--- Begin RECORDED DATA ---

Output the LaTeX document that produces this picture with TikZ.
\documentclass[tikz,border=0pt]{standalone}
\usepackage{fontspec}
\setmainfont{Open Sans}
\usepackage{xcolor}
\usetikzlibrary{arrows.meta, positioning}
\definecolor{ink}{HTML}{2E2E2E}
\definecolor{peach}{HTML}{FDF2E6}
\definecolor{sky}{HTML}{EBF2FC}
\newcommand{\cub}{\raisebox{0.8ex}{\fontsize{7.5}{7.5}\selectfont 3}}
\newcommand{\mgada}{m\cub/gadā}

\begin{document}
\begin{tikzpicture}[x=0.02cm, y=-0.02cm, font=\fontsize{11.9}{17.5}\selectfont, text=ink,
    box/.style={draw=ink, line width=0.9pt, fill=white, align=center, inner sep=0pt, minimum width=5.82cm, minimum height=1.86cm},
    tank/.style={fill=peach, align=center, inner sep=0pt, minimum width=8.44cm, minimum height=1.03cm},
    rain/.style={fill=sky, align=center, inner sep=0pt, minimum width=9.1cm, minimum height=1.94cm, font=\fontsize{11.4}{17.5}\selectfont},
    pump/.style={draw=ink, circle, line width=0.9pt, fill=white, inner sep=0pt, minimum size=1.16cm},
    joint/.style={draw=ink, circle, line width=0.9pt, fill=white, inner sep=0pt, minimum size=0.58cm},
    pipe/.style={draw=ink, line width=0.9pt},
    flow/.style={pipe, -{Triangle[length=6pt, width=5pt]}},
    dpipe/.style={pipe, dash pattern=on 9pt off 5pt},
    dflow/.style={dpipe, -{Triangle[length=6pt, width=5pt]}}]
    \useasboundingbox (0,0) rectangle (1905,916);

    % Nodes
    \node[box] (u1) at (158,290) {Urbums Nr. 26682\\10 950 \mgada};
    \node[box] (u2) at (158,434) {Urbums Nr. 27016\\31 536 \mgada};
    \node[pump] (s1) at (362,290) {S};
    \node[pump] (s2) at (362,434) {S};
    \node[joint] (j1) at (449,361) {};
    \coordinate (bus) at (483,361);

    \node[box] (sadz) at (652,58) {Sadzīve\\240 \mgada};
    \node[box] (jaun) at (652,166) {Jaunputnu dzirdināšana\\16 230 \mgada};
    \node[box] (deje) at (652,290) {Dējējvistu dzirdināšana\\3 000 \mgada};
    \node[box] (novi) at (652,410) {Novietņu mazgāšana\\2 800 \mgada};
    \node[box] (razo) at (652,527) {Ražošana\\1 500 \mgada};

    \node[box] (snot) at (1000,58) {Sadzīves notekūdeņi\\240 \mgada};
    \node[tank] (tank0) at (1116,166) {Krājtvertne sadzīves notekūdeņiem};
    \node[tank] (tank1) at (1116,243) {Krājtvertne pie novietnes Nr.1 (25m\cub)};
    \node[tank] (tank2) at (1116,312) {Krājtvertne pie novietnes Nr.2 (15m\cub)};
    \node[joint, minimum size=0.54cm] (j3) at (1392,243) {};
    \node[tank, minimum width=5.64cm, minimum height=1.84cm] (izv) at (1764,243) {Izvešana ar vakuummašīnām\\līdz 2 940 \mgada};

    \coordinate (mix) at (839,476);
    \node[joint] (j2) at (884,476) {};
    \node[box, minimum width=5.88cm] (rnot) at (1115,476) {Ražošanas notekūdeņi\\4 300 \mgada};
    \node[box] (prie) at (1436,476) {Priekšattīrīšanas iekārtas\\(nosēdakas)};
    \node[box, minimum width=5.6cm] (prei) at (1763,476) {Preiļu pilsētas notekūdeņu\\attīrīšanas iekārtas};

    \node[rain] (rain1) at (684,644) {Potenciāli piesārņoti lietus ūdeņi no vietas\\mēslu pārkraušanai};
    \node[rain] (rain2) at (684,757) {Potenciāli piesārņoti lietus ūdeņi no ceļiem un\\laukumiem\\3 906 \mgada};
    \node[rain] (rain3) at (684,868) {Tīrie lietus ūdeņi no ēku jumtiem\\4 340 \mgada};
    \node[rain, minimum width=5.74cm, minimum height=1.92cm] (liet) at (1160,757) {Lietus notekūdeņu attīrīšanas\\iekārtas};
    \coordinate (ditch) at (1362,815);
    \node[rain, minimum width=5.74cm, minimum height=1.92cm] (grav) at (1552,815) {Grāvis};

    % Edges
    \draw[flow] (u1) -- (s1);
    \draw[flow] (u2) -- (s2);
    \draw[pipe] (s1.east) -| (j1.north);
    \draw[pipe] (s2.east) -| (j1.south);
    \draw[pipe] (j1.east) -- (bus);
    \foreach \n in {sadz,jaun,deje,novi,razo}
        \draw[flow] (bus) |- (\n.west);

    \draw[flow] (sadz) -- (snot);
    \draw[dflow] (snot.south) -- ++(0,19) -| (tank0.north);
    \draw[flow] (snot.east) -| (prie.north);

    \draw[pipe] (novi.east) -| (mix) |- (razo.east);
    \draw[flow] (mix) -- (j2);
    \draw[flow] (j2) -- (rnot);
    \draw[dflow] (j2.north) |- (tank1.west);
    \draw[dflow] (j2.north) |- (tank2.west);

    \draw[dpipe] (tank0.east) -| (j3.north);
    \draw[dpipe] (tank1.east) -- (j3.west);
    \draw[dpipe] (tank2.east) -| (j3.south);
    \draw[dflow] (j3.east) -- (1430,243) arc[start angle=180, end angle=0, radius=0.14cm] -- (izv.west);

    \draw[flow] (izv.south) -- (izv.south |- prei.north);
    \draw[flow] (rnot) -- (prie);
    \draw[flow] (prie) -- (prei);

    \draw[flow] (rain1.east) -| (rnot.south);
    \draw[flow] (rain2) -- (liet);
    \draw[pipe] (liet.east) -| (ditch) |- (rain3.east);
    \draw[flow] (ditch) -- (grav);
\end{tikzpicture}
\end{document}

--- End RECORDED DATA ---

Take the lines above and retype all of them exactly.

- [CORRECT OUTPUT]:
Output the LaTeX document that produces this picture with TikZ.
\documentclass[tikz,border=0pt]{standalone}
\usepackage{fontspec}
\setmainfont{Open Sans}
\usepackage{xcolor}
\usetikzlibrary{arrows.meta, positioning}
\definecolor{ink}{HTML}{2E2E2E}
\definecolor{peach}{HTML}{FDF2E6}
\definecolor{sky}{HTML}{EBF2FC}
\newcommand{\cub}{\raisebox{0.8ex}{\fontsize{7.5}{7.5}\selectfont 3}}
\newcommand{\mgada}{m\cub/gadā}

\begin{document}
\begin{tikzpicture}[x=0.02cm, y=-0.02cm, font=\fontsize{11.9}{17.5}\selectfont, text=ink,
    box/.style={draw=ink, line width=0.9pt, fill=white, align=center, inner sep=0pt, minimum width=5.82cm, minimum height=1.86cm},
    tank/.style={fill=peach, align=center, inner sep=0pt, minimum width=8.44cm, minimum height=1.03cm},
    rain/.style={fill=sky, align=center, inner sep=0pt, minimum width=9.1cm, minimum height=1.94cm, font=\fontsize{11.4}{17.5}\selectfont},
    pump/.style={draw=ink, circle, line width=0.9pt, fill=white, inner sep=0pt, minimum size=1.16cm},
    joint/.style={draw=ink, circle, line width=0.9pt, fill=white, inner sep=0pt, minimum size=0.58cm},
    pipe/.style={draw=ink, line width=0.9pt},
    flow/.style={pipe, -{Triangle[length=6pt, width=5pt]}},
    dpipe/.style={pipe, dash pattern=on 9pt off 5pt},
    dflow/.style={dpipe, -{Triangle[length=6pt, width=5pt]}}]
    \useasboundingbox (0,0) rectangle (1905,916);

    % Nodes
    \node[box] (u1) at (158,290) {Urbums Nr. 26682\\10 950 \mgada};
    \node[box] (u2) at (158,434) {Urbums Nr. 27016\\31 536 \mgada};
    \node[pump] (s1) at (362,290) {S};
    \node[pump] (s2) at (362,434) {S};
    \node[joint] (j1) at (449,361) {};
    \coordinate (bus) at (483,361);

    \node[box] (sadz) at (652,58) {Sadzīve\\240 \mgada};
    \node[box] (jaun) at (652,166) {Jaunputnu dzirdināšana\\16 230 \mgada};
    \node[box] (deje) at (652,290) {Dējējvistu dzirdināšana\\3 000 \mgada};
    \node[box] (novi) at (652,410) {Novietņu mazgāšana\\2 800 \mgada};
    \node[box] (razo) at (652,527) {Ražošana\\1 500 \mgada};

    \node[box] (snot) at (1000,58) {Sadzīves notekūdeņi\\240 \mgada};
    \node[tank] (tank0) at (1116,166) {Krājtvertne sadzīves notekūdeņiem};
    \node[tank] (tank1) at (1116,243) {Krājtvertne pie novietnes Nr.1 (25m\cub)};
    \node[tank] (tank2) at (1116,312) {Krājtvertne pie novietnes Nr.2 (15m\cub)};
    \node[joint, minimum size=0.54cm] (j3) at (1392,243) {};
    \node[tank, minimum width=5.64cm, minimum height=1.84cm] (izv) at (1764,243) {Izvešana ar vakuummašīnām\\līdz 2 940 \mgada};

    \coordinate (mix) at (839,476);
    \node[joint] (j2) at (884,476) {};
    \node[box, minimum width=5.88cm] (rnot) at (1115,476) {Ražošanas notekūdeņi\\4 300 \mgada};
    \node[box] (prie) at (1436,476) {Priekšattīrīšanas iekārtas\\(nosēdakas)};
    \node[box, minimum width=5.6cm] (prei) at (1763,476) {Preiļu pilsētas notekūdeņu\\attīrīšanas iekārtas};

    \node[rain] (rain1) at (684,644) {Potenciāli piesārņoti lietus ūdeņi no vietas\\mēslu pārkraušanai};
    \node[rain] (rain2) at (684,757) {Potenciāli piesārņoti lietus ūdeņi no ceļiem un\\laukumiem\\3 906 \mgada};
    \node[rain] (rain3) at (684,868) {Tīrie lietus ūdeņi no ēku jumtiem\\4 340 \mgada};
    \node[rain, minimum width=5.74cm, minimum height=1.92cm] (liet) at (1160,757) {Lietus notekūdeņu attīrīšanas\\iekārtas};
    \coordinate (ditch) at (1362,815);
    \node[rain, minimum width=5.74cm, minimum height=1.92cm] (grav) at (1552,815) {Grāvis};

    % Edges
    \draw[flow] (u1) -- (s1);
    \draw[flow] (u2) -- (s2);
    \draw[pipe] (s1.east) -| (j1.north);
    \draw[pipe] (s2.east) -| (j1.south);
    \draw[pipe] (j1.east) -- (bus);
    \foreach \n in {sadz,jaun,deje,novi,razo}
        \draw[flow] (bus) |- (\n.west);

    \draw[flow] (sadz) -- (snot);
    \draw[dflow] (snot.south) -- ++(0,19) -| (tank0.north);
    \draw[flow] (snot.east) -| (prie.north);

    \draw[pipe] (novi.east) -| (mix) |- (razo.east);
    \draw[flow] (mix) -- (j2);
    \draw[flow] (j2) -- (rnot);
    \draw[dflow] (j2.north) |- (tank1.west);
    \draw[dflow] (j2.north) |- (tank2.west);

    \draw[dpipe] (tank0.east) -| (j3.north);
    \draw[dpipe] (tank1.east) -- (j3.west);
    \draw[dpipe] (tank2.east) -| (j3.south);
    \draw[dflow] (j3.east) -- (1430,243) arc[start angle=180, end angle=0, radius=0.14cm] -- (izv.west);

    \draw[flow] (izv.south) -- (izv.south |- prei.north);
    \draw[flow] (rnot) -- (prie);
    \draw[flow] (prie) -- (prei);

    \draw[flow] (rain1.east) -| (rnot.south);
    \draw[flow] (rain2) -- (liet);
    \draw[pipe] (liet.east) -| (ditch) |- (rain3.east);
    \draw[flow] (ditch) -- (grav);
\end{tikzpicture}
\end{document}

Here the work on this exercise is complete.